◆ OBJECTIVE
Quote the listing below in its entirety, omitting every image.

---+---

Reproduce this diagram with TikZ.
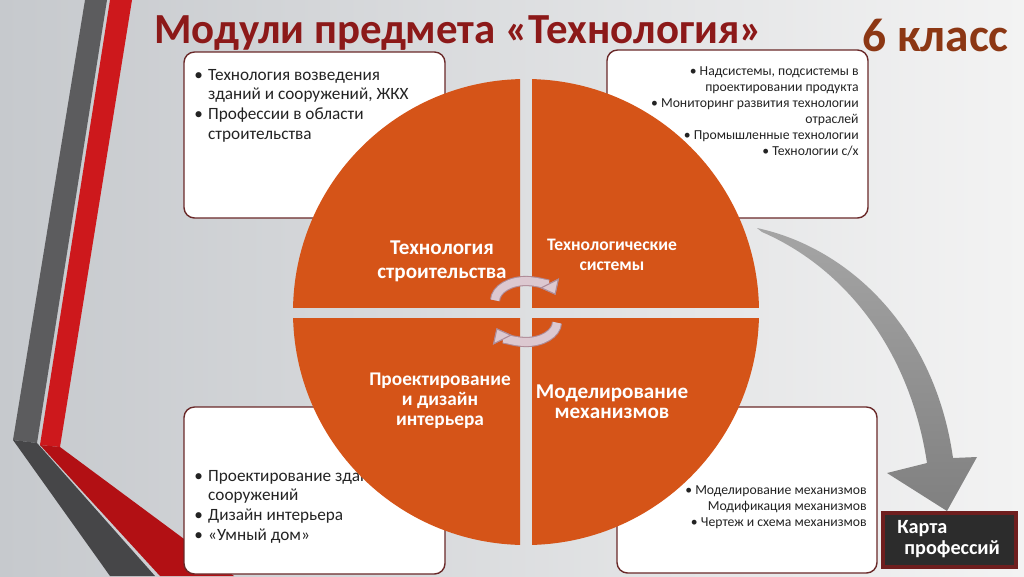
\documentclass[tikz,border=0pt]{standalone}
\usepackage{fontspec}
\setmainfont{Carlito}
\usetikzlibrary{arrows.meta}
\definecolor{bgL}{RGB}{198,201,205}
\definecolor{bgR}{RGB}{243,243,243}
\definecolor{greyA}{RGB}{92,92,94}
\definecolor{greyB}{RGB}{70,70,72}
\definecolor{redA}{RGB}{205,24,28}
\definecolor{redB}{RGB}{178,16,20}
\definecolor{quad}{RGB}{213,84,24}
\definecolor{boxline}{RGB}{105,40,40}
\definecolor{titlered}{RGB}{140,25,25}
\definecolor{titlebrown}{RGB}{140,55,20}
\definecolor{cyclefill}{RGB}{220,200,208}
\definecolor{cycleline}{RGB}{175,140,152}
\definecolor{arrowA}{RGB}{165,165,165}
\definecolor{arrowB}{RGB}{128,128,128}
\definecolor{cardfill}{RGB}{44,44,44}
\definecolor{cardline}{RGB}{110,30,30}
\definecolor{bodytext}{RGB}{35,35,35}
\begin{document}
\begin{tikzpicture}[x=0.02cm,y=-0.02cm,
  modbox/.style={draw=boxline, line width=0.8pt, fill=white, rounded corners=6pt},
  bigtext/.style={inner sep=0pt, text=bodytext, align=left, font=\fontsize{9.8}{11.2}\selectfont},
  smalltext/.style={inner sep=0pt, text=bodytext, align=right, font=\fontsize{7.8}{9.1}\selectfont},
  quadtext/.style={inner sep=0pt, text=white, align=center},
  cyctipA/.style={-{Triangle[width=12pt,length=7.5pt,color=cycleline,fill=cycleline,line width=0.6pt]}},
  cyctipB/.style={-{Triangle[width=12pt,length=7.5pt,color=cycleline,fill=cyclefill,line width=0.6pt]}},
]
\useasboundingbox (0,0) rectangle (1024,576);
\shade[left color=bgL, right color=bgR] (0,0) rectangle (1024,576);

% left decorative stripes
\fill[greyA] (85,0) -- (107,0) -- (37,443) -- (13,440) -- cycle;
\fill[greyB] (13,440) -- (37,443) -- (155,576) -- (110,576) -- cycle;
\fill[redA] (110,0) -- (132,0) -- (60,447) -- (40,445) -- cycle;
\fill[redB] (40,445) -- (60,447) -- (234,576) -- (160,576) -- cycle;

% module boxes
\draw[modbox] (184,52) rectangle (445,218);
\draw[modbox] (607,50) rectangle (868,218);
\draw[modbox] (184,407) rectangle (445,574);
\draw[modbox] (617,407) rectangle (877,573);

% box texts
\node[bigtext, anchor=north west] (tl) at (194,66) {%
\begin{tabular}{@{}l@{\hspace{3pt}}l@{}}
\textbullet & Технология возведения\\
 & зданий и сооружений, ЖКХ\\
\textbullet & Профессии в области\\
 & строительства
\end{tabular}};
\node[smalltext, anchor=north east] (tr) at (859,66) {%
\textbullet\ Надсистемы, подсистемы в\\
проектировании продукта\\
\textbullet\ Мониторинг развития технологии\\
отраслей\\
\textbullet\ Промышленные технологии\\
\textbullet\ Технологии с/х};
\node[bigtext, anchor=north west] (bl) at (194,467) {%
\begin{tabular}{@{}l@{\hspace{3pt}}l@{}}
\textbullet & Проектирование зданий и\\
 & сооружений\\
\textbullet & Дизайн интерьера\\
\textbullet & «Умный дом»
\end{tabular}};
\node[smalltext, anchor=north east] (br) at (867,485) {%
\textbullet\ Моделирование механизмов\\
Модификация механизмов\\
\textbullet\ Чертеж и схема механизмов};

% circle quadrants
\begin{scope}
\clip (0,0) rectangle (520,307);
\fill[quad] (526,312) circle[radius=233];
\end{scope}
\begin{scope}
\clip (532,0) rectangle (1024,307);
\fill[quad] (526,312) circle[radius=233];
\end{scope}
\begin{scope}
\clip (0,318) rectangle (520,576);
\fill[quad] (526,312) circle[radius=233];
\end{scope}
\begin{scope}
\clip (532,318) rectangle (1024,576);
\fill[quad] (526,312) circle[radius=233];
\end{scope}

% quadrant labels
\node[quadtext, font=\bfseries\fontsize{12}{13.6}\selectfont] (q1) at (442,261) {Технология\\строительства};
\node[quadtext, font=\bfseries\fontsize{10}{11.4}\selectfont] (q2) at (612,255) {Технологические\\системы};
\node[quadtext, font=\bfseries\fontsize{11}{11.4}\selectfont] (q3) at (440,401) {Проектирование\\и дизайн\\интерьера};
\node[quadtext, font=\bfseries\fontsize{12}{11.6}\selectfont] (q4) at (612,402) {Моделирование\\механизмов};

% cycle arrows
\coordinate (cA) at (526,301);
\coordinate (cB) at (526,322);
\draw[cycleline, line width=5.8pt, cyctipA] ([shift={(-178:31 and 20)}]cA) arc[start angle=-178, end angle=-18, x radius=31, y radius=20];
\draw[cyclefill, line width=4.6pt, cyctipB] ([shift={(-178:31 and 20)}]cA) arc[start angle=-178, end angle=-18, x radius=31, y radius=20];
\draw[cycleline, line width=5.8pt, cyctipA] ([shift={(2:31 and 20)}]cB) arc[start angle=2, end angle=162, x radius=31, y radius=20];
\draw[cyclefill, line width=4.6pt, cyctipB] ([shift={(2:31 and 20)}]cB) arc[start angle=2, end angle=162, x radius=31, y radius=20];

% big grey arrow
\coordinate (arrtail) at (757,228);
\shade[top color=arrowA, bottom color=arrowB]
  (arrtail) .. controls (850,248) and (935,330) .. (953,458)
  -- (977,457) -- (947,511) -- (887,473) -- (927,463)
  .. controls (910,350) and (845,268) .. (762,232) -- cycle;

% career map card
\draw[cardline, line width=2pt, fill=cardfill] (883,513) rectangle (1016,567);
\node[inner sep=0pt, text=white, align=left, anchor=north west, font=\bfseries\fontsize{11.5}{12}\selectfont] (card) at (897,520) {Карта\\\hspace*{4pt}профессий};

% titles
\node[inner sep=0pt, anchor=west, text=titlered, font=\bfseries\fontsize{24.4}{28}\selectfont] (title) at (154,33) {Модули предмета «Технология»};
\node[inner sep=0pt, anchor=east, text=titlebrown, font=\bfseries\fontsize{27}{30}\selectfont] (grade) at (1009,35) {6 класс};
\end{tikzpicture}
\end{document}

---+---

◆ RESULT OF THIS EXERCISE
Reproduce this diagram with TikZ.
\documentclass[tikz,border=0pt]{standalone}
\usepackage{fontspec}
\setmainfont{Carlito}
\usetikzlibrary{arrows.meta}
\definecolor{bgL}{RGB}{198,201,205}
\definecolor{bgR}{RGB}{243,243,243}
\definecolor{greyA}{RGB}{92,92,94}
\definecolor{greyB}{RGB}{70,70,72}
\definecolor{redA}{RGB}{205,24,28}
\definecolor{redB}{RGB}{178,16,20}
\definecolor{quad}{RGB}{213,84,24}
\definecolor{boxline}{RGB}{105,40,40}
\definecolor{titlered}{RGB}{140,25,25}
\definecolor{titlebrown}{RGB}{140,55,20}
\definecolor{cyclefill}{RGB}{220,200,208}
\definecolor{cycleline}{RGB}{175,140,152}
\definecolor{arrowA}{RGB}{165,165,165}
\definecolor{arrowB}{RGB}{128,128,128}
\definecolor{cardfill}{RGB}{44,44,44}
\definecolor{cardline}{RGB}{110,30,30}
\definecolor{bodytext}{RGB}{35,35,35}
\begin{document}
\begin{tikzpicture}[x=0.02cm,y=-0.02cm,
  modbox/.style={draw=boxline, line width=0.8pt, fill=white, rounded corners=6pt},
  bigtext/.style={inner sep=0pt, text=bodytext, align=left, font=\fontsize{9.8}{11.2}\selectfont},
  smalltext/.style={inner sep=0pt, text=bodytext, align=right, font=\fontsize{7.8}{9.1}\selectfont},
  quadtext/.style={inner sep=0pt, text=white, align=center},
  cyctipA/.style={-{Triangle[width=12pt,length=7.5pt,color=cycleline,fill=cycleline,line width=0.6pt]}},
  cyctipB/.style={-{Triangle[width=12pt,length=7.5pt,color=cycleline,fill=cyclefill,line width=0.6pt]}},
]
\useasboundingbox (0,0) rectangle (1024,576);
\shade[left color=bgL, right color=bgR] (0,0) rectangle (1024,576);

% left decorative stripes
\fill[greyA] (85,0) -- (107,0) -- (37,443) -- (13,440) -- cycle;
\fill[greyB] (13,440) -- (37,443) -- (155,576) -- (110,576) -- cycle;
\fill[redA] (110,0) -- (132,0) -- (60,447) -- (40,445) -- cycle;
\fill[redB] (40,445) -- (60,447) -- (234,576) -- (160,576) -- cycle;

% module boxes
\draw[modbox] (184,52) rectangle (445,218);
\draw[modbox] (607,50) rectangle (868,218);
\draw[modbox] (184,407) rectangle (445,574);
\draw[modbox] (617,407) rectangle (877,573);

% box texts
\node[bigtext, anchor=north west] (tl) at (194,66) {%
\begin{tabular}{@{}l@{\hspace{3pt}}l@{}}
\textbullet & Технология возведения\\
 & зданий и сооружений, ЖКХ\\
\textbullet & Профессии в области\\
 & строительства
\end{tabular}};
\node[smalltext, anchor=north east] (tr) at (859,66) {%
\textbullet\ Надсистемы, подсистемы в\\
проектировании продукта\\
\textbullet\ Мониторинг развития технологии\\
отраслей\\
\textbullet\ Промышленные технологии\\
\textbullet\ Технологии с/х};
\node[bigtext, anchor=north west] (bl) at (194,467) {%
\begin{tabular}{@{}l@{\hspace{3pt}}l@{}}
\textbullet & Проектирование зданий и\\
 & сооружений\\
\textbullet & Дизайн интерьера\\
\textbullet & «Умный дом»
\end{tabular}};
\node[smalltext, anchor=north east] (br) at (867,485) {%
\textbullet\ Моделирование механизмов\\
Модификация механизмов\\
\textbullet\ Чертеж и схема механизмов};

% circle quadrants
\begin{scope}
\clip (0,0) rectangle (520,307);
\fill[quad] (526,312) circle[radius=233];
\end{scope}
\begin{scope}
\clip (532,0) rectangle (1024,307);
\fill[quad] (526,312) circle[radius=233];
\end{scope}
\begin{scope}
\clip (0,318) rectangle (520,576);
\fill[quad] (526,312) circle[radius=233];
\end{scope}
\begin{scope}
\clip (532,318) rectangle (1024,576);
\fill[quad] (526,312) circle[radius=233];
\end{scope}

% quadrant labels
\node[quadtext, font=\bfseries\fontsize{12}{13.6}\selectfont] (q1) at (442,261) {Технология\\строительства};
\node[quadtext, font=\bfseries\fontsize{10}{11.4}\selectfont] (q2) at (612,255) {Технологические\\системы};
\node[quadtext, font=\bfseries\fontsize{11}{11.4}\selectfont] (q3) at (440,401) {Проектирование\\и дизайн\\интерьера};
\node[quadtext, font=\bfseries\fontsize{12}{11.6}\selectfont] (q4) at (612,402) {Моделирование\\механизмов};

% cycle arrows
\coordinate (cA) at (526,301);
\coordinate (cB) at (526,322);
\draw[cycleline, line width=5.8pt, cyctipA] ([shift={(-178:31 and 20)}]cA) arc[start angle=-178, end angle=-18, x radius=31, y radius=20];
\draw[cyclefill, line width=4.6pt, cyctipB] ([shift={(-178:31 and 20)}]cA) arc[start angle=-178, end angle=-18, x radius=31, y radius=20];
\draw[cycleline, line width=5.8pt, cyctipA] ([shift={(2:31 and 20)}]cB) arc[start angle=2, end angle=162, x radius=31, y radius=20];
\draw[cyclefill, line width=4.6pt, cyctipB] ([shift={(2:31 and 20)}]cB) arc[start angle=2, end angle=162, x radius=31, y radius=20];

% big grey arrow
\coordinate (arrtail) at (757,228);
\shade[top color=arrowA, bottom color=arrowB]
  (arrtail) .. controls (850,248) and (935,330) .. (953,458)
  -- (977,457) -- (947,511) -- (887,473) -- (927,463)
  .. controls (910,350) and (845,268) .. (762,232) -- cycle;

% career map card
\draw[cardline, line width=2pt, fill=cardfill] (883,513) rectangle (1016,567);
\node[inner sep=0pt, text=white, align=left, anchor=north west, font=\bfseries\fontsize{11.5}{12}\selectfont] (card) at (897,520) {Карта\\\hspace*{4pt}профессий};

% titles
\node[inner sep=0pt, anchor=west, text=titlered, font=\bfseries\fontsize{24.4}{28}\selectfont] (title) at (154,33) {Модули предмета «Технология»};
\node[inner sep=0pt, anchor=east, text=titlebrown, font=\bfseries\fontsize{27}{30}\selectfont] (grade) at (1009,35) {6 класс};
\end{tikzpicture}
\end{document}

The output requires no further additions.